I remember more birds that I should have killed that got away than birds I didn’t deserve but killed anyway — kamikaze gobblers, so to speak. One was a Yadkin County bird, 22 pounds, 6 ounces, that I killed exactly 5 minutes after I closed the door to my truck; I was kneeling down, tying my boot laces, when he gobbled, 100 yards away, at a passing Canada goose.
A fishing-guide buddy, Rob called in a South Carolina Lowcountry longbeard for me a handful of years ago. My first shot dropped him, graveyard dead, in an old bean field. But moments later, the dead arose and started to run off. I missed him two times, my shot splattering mud all over him. Rob emptied his shotgun at him, with the same result. I found him about 15 minutes later. He’d run into a stand of pines, into a patch of briars, and died there, wings spread.

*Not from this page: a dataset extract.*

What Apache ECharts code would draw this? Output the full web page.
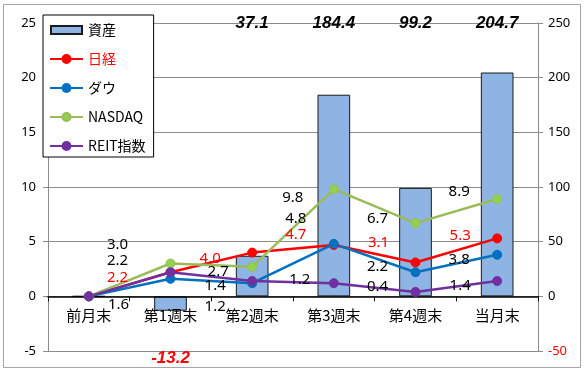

I killed another Forsyth County giant we’d seen in trail-camera photos and nicknamed Foo Man Choo because of a beard that split and hung down in two strands. He weighed 22-5, and when I was running to him, flopping on the ground, an even bigger beard standing 20 yards away, out of my line of sight, flew away. I watched Andrew kill him the next opening day, at 50 yards, with some TSS shells he’d loaded himself. He weighed 24-12, and I picked him up from the taxidermist a few months ago when Andrew was working and couldn’t get away.
I have been hunting for roughly 30 years. I’ve killed roughly 20 wild turkeys, and I hope in my remaining years, I get to kneel down beside many more gobblers and admire their gorgeous plumage and stroke their beards in wonder.
And, especially, run a carving knife through one’s breast.